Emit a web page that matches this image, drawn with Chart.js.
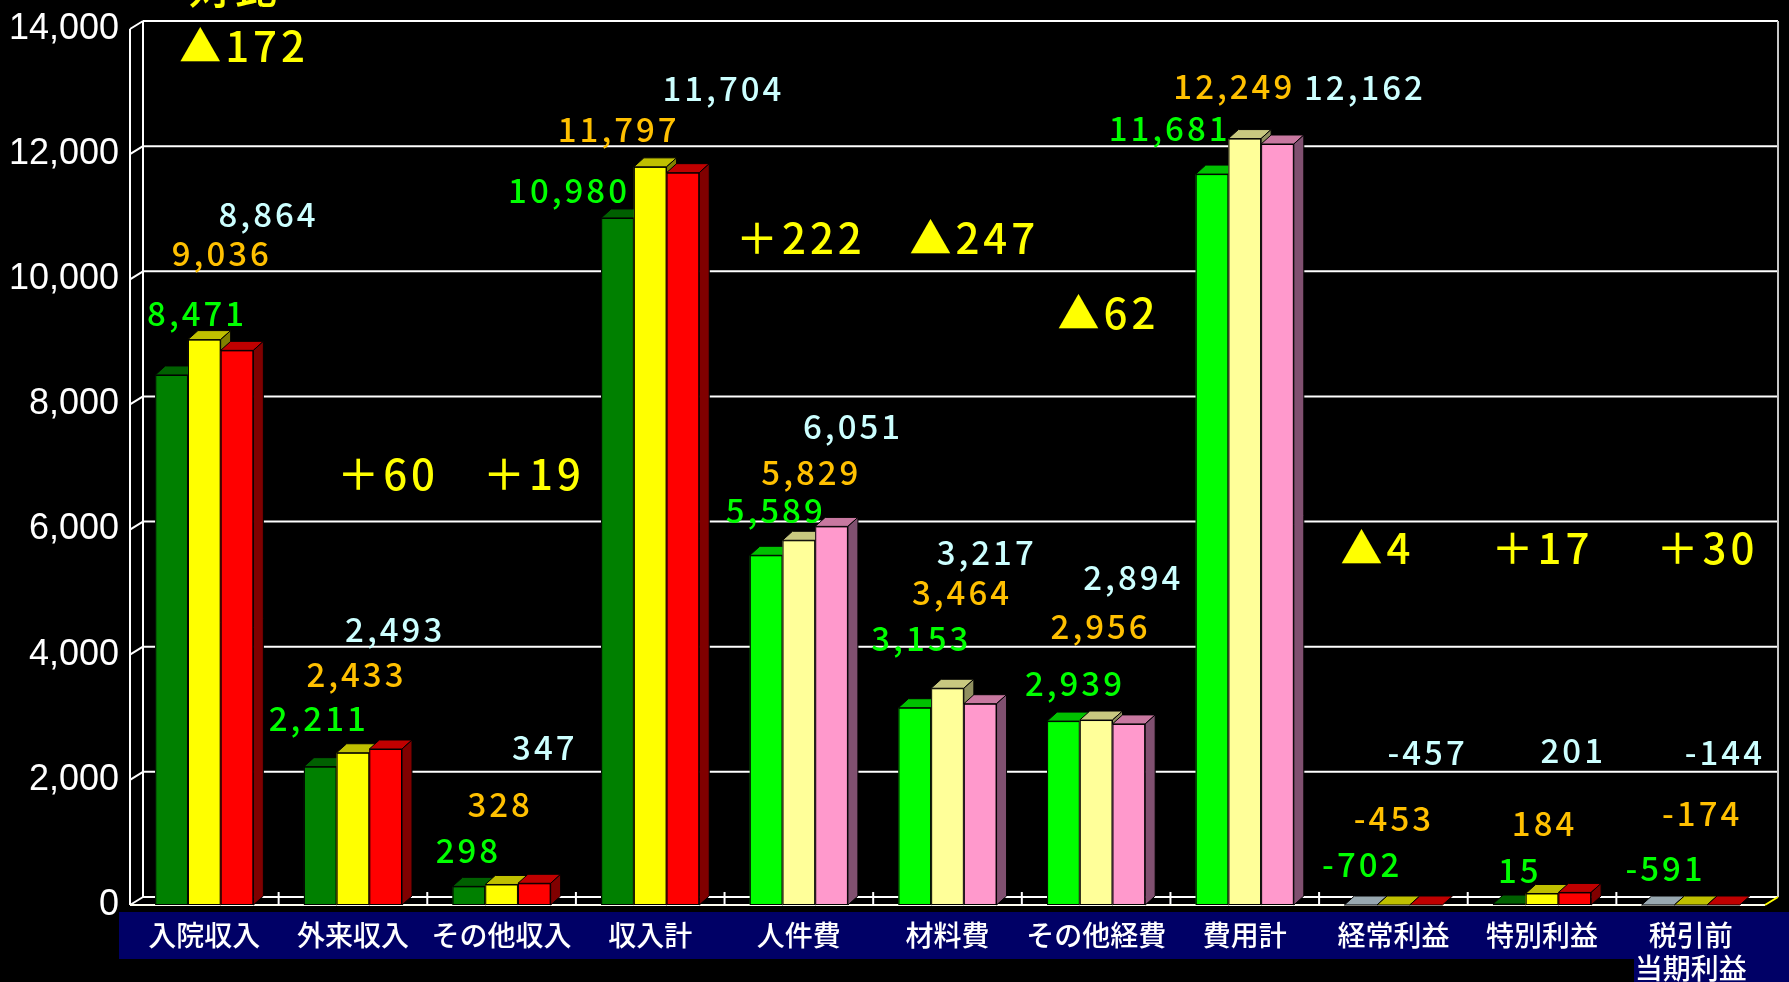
<!DOCTYPE html>
<html>
<head>
<meta charset="utf-8">
<style>
html,body{margin:0;padding:0;background:#000;}
#wrap{width:1789px;height:982px;position:relative;}
</style>
<script src="https://cdn.jsdelivr.net/npm/chart.js@4.4.1/dist/chart.umd.min.js"></script>
</head>
<body>
<div id="wrap"><canvas id="c" width="1789" height="982"></canvas></div>
<script>
// ---------- data ----------
const categories = ['入院収入','外来収入','その他収入','収入計','人件費','材料費','その他経費','費用計','経常利益','特別利益',['税引前','当期利益']];
const seriesA = [8471, 2211, 298, 10980, 5589, 3153, 2939, 11681, -702, 15, -591];
const seriesB = [9036, 2433, 328, 11797, 5829, 3464, 2956, 12249, -453, 184, -174];
const seriesC = [8864, 2493, 347, 11704, 6051, 3217, 2894, 12162, -457, 201, -144];
const yTicks = [0, 2000, 4000, 6000, 8000, 10000, 12000, 14000];
const diffTitle = '対比';

// ---------- layout / style (not data) ----------
// text anchors for the difference notes: [category position, value position]
const diffAnchors = [[0.254,13731],[1.223,6889],[2.205,6889],null,[4.0,10658],[5.167,10658],[6.07,9455],null,[7.88,5701],[8.99,5701],[10.1,5701]];
// value-label nudges (px) from each bar's top centre, per series
const nudgeA = [[24,-62],[-3,-48],[-2,-36],[-50,-28],[8,-45],[5,-69],[10,-38],[-44,-46],[0,-41],[9,-34],[6,-37]];
const nudgeB = [[16,-86],[2,-78],[-3,-80],[-33,-37],[11,-68],[13,-96],[3,-94],[-12,-52],[-1,-87],[1,-70],[10,-92]];
const nudgeC = [[30,-136],[8,-120],[9,-136],[39,-84],[20,-100],[5,-151],[3,-146],[86,-57],[0,-153],[-3,-142],[0,-153]];
const nudges = [nudgeA, nudgeB, nudgeC];

const WALL = {dx:13, dy:8};
const BAR = {dx:10, dy:9};
const FONT_CJK = '"Noto Sans CJK JP", "Noto Sans", sans-serif';

function group(i){ return i < 4 ? 0 : (i < 8 ? 1 : 2); }
const frontCols = [
  ['#008000','#00FF00','#008000'],
  ['#FFFF00','#FFFF99','#FFFF00'],
  ['#FF0000','#FF99CC','#FF0000']
];
const topCols = [
  ['#006000','#00C000','#006000'],
  ['#C0C000','#C8C880','#C0C000'],
  ['#C00000','#C878A0','#C00000']
];
const sideCols = [
  ['#004000','#008000','#004000'],
  ['#808000','#909060','#808000'],
  ['#800000','#805070','#800000']
];
const negTopCols = ['#98A8B0','#C0C000','#C00000'];
const labelCols = ['#00FF00','#FFC000','#CCFFFF'];

const allSeries = [seriesA, seriesB, seriesC];
function colorsFor(d){ return categories.map((_, i) => frontCols[d][group(i)]); }

const fmt = v => v.toLocaleString('en-US');

const threeD = {
  id: 'threeD',
  beforeDatasetsDraw(chart){
    const {ctx, chartArea:a, scales:{x, y}} = chart;
    ctx.save();
    ctx.lineWidth = 2;
    ctx.strokeStyle = '#FFFFFF';
    yTicks.forEach(v => {
      const yf = y.getPixelForValue(v), yb = yf - WALL.dy;
      ctx.beginPath(); ctx.moveTo(a.left + WALL.dx, yb); ctx.lineTo(a.right + WALL.dx, yb); ctx.stroke();
      ctx.beginPath(); ctx.moveTo(a.left, yf); ctx.lineTo(a.left + WALL.dx, yb); ctx.stroke();
    });
    ctx.beginPath(); ctx.moveTo(a.left, a.bottom); ctx.lineTo(a.left, a.top); ctx.stroke();
    ctx.beginPath(); ctx.moveTo(a.left + WALL.dx, a.bottom - WALL.dy); ctx.lineTo(a.left + WALL.dx, a.top - WALL.dy); ctx.stroke();
    ctx.strokeStyle = '#C8C8C8';
    ctx.beginPath(); ctx.moveTo(a.right + WALL.dx, a.top - WALL.dy); ctx.lineTo(a.right + WALL.dx, a.bottom - WALL.dy); ctx.stroke();
    ctx.strokeStyle = '#FFFFF0';
    ctx.beginPath(); ctx.moveTo(a.left, a.bottom); ctx.lineTo(a.right, a.bottom); ctx.stroke();
    ctx.strokeStyle = '#FFFFFF';
    for (let i = 1; i < categories.length; i++) {
      const xb = x.getPixelForValue(i - 0.5);
      ctx.beginPath(); ctx.moveTo(xb, a.bottom - WALL.dy - 5); ctx.lineTo(xb, a.bottom); ctx.stroke();
    }
    ctx.strokeStyle = '#FFFF00';
    ctx.beginPath(); ctx.moveTo(a.right, a.bottom); ctx.lineTo(a.right + WALL.dx, a.bottom - WALL.dy); ctx.stroke();
    ctx.restore();
  },
  afterDatasetsDraw(chart){
    const {ctx} = chart;
    ctx.save();
    ctx.lineWidth = 1;
    ctx.strokeStyle = '#000000';
    for (let i = 0; i < categories.length; i++) {
      for (let d = 0; d < 3; d++) {
        const el = chart.getDatasetMeta(d).data[i];
        const p = el.getProps(['x','y','base','width'], true);
        const L = p.x - p.width/2, R = p.x + p.width/2;
        const base = p.base;
        const top = Math.min(p.y, base);
        const neg = allSeries[d][i] < 0;
        const g = group(i);
        if (base - top > 0) {
          ctx.fillStyle = frontCols[d][g];
          ctx.fillRect(L, top, R - L, base - top);
          ctx.strokeRect(L + 0.5, top + 0.5, R - L - 1, base - top - 1);
        }
        ctx.beginPath();
        ctx.moveTo(L, top); ctx.lineTo(R, top); ctx.lineTo(R + BAR.dx, top - BAR.dy); ctx.lineTo(L + BAR.dx, top - BAR.dy); ctx.closePath();
        ctx.fillStyle = neg ? negTopCols[d] : topCols[d][g];
        ctx.fill(); ctx.stroke();
        if (base - top > 0) {
          ctx.beginPath();
          ctx.moveTo(R, top); ctx.lineTo(R + BAR.dx, top - BAR.dy); ctx.lineTo(R + BAR.dx, base - BAR.dy); ctx.lineTo(R, base); ctx.closePath();
          ctx.fillStyle = sideCols[d][g];
          ctx.fill(); ctx.stroke();
        }
      }
    }
    ctx.restore();
  },
  afterDraw(chart){
    const {ctx, chartArea:a, scales:{x, y}} = chart;
    ctx.save();
    ctx.font = '500 33px ' + FONT_CJK;
    ctx.textAlign = 'center';
    ctx.textBaseline = 'middle';
    ctx.letterSpacing = '3px';
    for (let d = 0; d < 3; d++) {
      const meta = chart.getDatasetMeta(d);
      allSeries[d].forEach((v, i) => {
        const p = meta.data[i].getProps(['x','y','base'], true);
        const top = Math.min(p.y, p.base);
        const n = nudges[d][i];
        ctx.fillStyle = labelCols[d];
        ctx.fillText(fmt(v), p.x + n[0] + 1.5, top + n[1]);
      });
    }
    ctx.font = '500 42px ' + FONT_CJK;
    ctx.letterSpacing = '4px';
    ctx.fillStyle = '#FFFF00';
    diffAnchors.forEach((anc, i) => {
      if (!anc) return;
      const diff = seriesC[i] - seriesB[i];
      const txt = diff < 0 ? '▲' + Math.abs(diff) : '＋' + diff;
      ctx.fillText(txt, x.getPixelForValue(anc[0]) + 2, y.getPixelForValue(anc[1]));
    });
    ctx.textBaseline = 'alphabetic';
    ctx.fillText(diffTitle, x.getPixelForValue(0.207), a.top - 25);
    ctx.restore();
  }
};

const bandPlugin = {
  id: 'band',
  beforeDraw(chart){
    const {ctx, chartArea:a} = chart;
    ctx.save();
    ctx.fillStyle = '#000000';
    ctx.fillRect(0, 0, chart.width, chart.height);
    ctx.fillStyle = '#000066';
    ctx.fillRect(119, a.bottom + 7, chart.width - 119, 47);
    ctx.fillRect(1634, a.bottom + 7, chart.width - 1634, chart.height - a.bottom - 7);
    ctx.restore();
  }
};

new Chart(document.getElementById('c'), {
  type: 'bar',
  data: {
    labels: categories,
    datasets: allSeries.map((s, d) => ({
      data: s,
      backgroundColor: colorsFor(d),
      borderColor: '#000000',
      borderWidth: 1,
      categoryPercentage: 0.66,
      barPercentage: 1.0
    }))
  },
  options: {
    responsive: false,
    animation: false,
    devicePixelRatio: 1,
    layout: { padding: { top: 21, right: 24, left: 0, bottom: 0 } },
    plugins: { legend: { display: false }, tooltip: { enabled: false } },
    scales: {
      x: {
        grid: { display: false, drawTicks: false },
        border: { display: false },
        ticks: {
          color: '#FFFFFF',
          font: { family: FONT_CJK, size: 28, weight: '500', lineHeight: 1.18 },
          padding: 14,
          autoSkip: false,
          maxRotation: 0,
          minRotation: 0
        },
        afterFit(scale){ scale.height = 77; }
      },
      y: {
        min: 0, max: 14000,
        grid: { display: false, drawTicks: false },
        border: { display: false },
        ticks: {
          stepSize: 2000,
          color: '#FFFFFF',
          font: { family: '"Liberation Sans", Arial, sans-serif', size: 36, lineHeight: 1.0 },
          padding: 11,
          callback: v => fmt(v)
        },
        afterFit(scale){ scale.width = 130; }
      }
    }
  },
  plugins: [bandPlugin, threeD]
});
</script>
</body>
</html>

============================================================

AIM OF THE EXERCISE:
Repeat only what lies between the start of the data and the end of the line containing "const diffTitle = '対比';", exactly, with pictures left out.

OUTPUT FOR THIS EXERCISE:
Emit a web page that matches this image, drawn with Chart.js.
<!DOCTYPE html>
<html>
<head>
<meta charset="utf-8">
<style>
html,body{margin:0;padding:0;background:#000;}
#wrap{width:1789px;height:982px;position:relative;}
</style>
<script src="https://cdn.jsdelivr.net/npm/chart.js@4.4.1/dist/chart.umd.min.js"></script>
</head>
<body>
<div id="wrap"><canvas id="c" width="1789" height="982"></canvas></div>
<script>
// ---------- data ----------
const categories = ['入院収入','外来収入','その他収入','収入計','人件費','材料費','その他経費','費用計','経常利益','特別利益',['税引前','当期利益']];
const seriesA = [8471, 2211, 298, 10980, 5589, 3153, 2939, 11681, -702, 15, -591];
const seriesB = [9036, 2433, 328, 11797, 5829, 3464, 2956, 12249, -453, 184, -174];
const seriesC = [8864, 2493, 347, 11704, 6051, 3217, 2894, 12162, -457, 201, -144];
const yTicks = [0, 2000, 4000, 6000, 8000, 10000, 12000, 14000];
const diffTitle = '対比';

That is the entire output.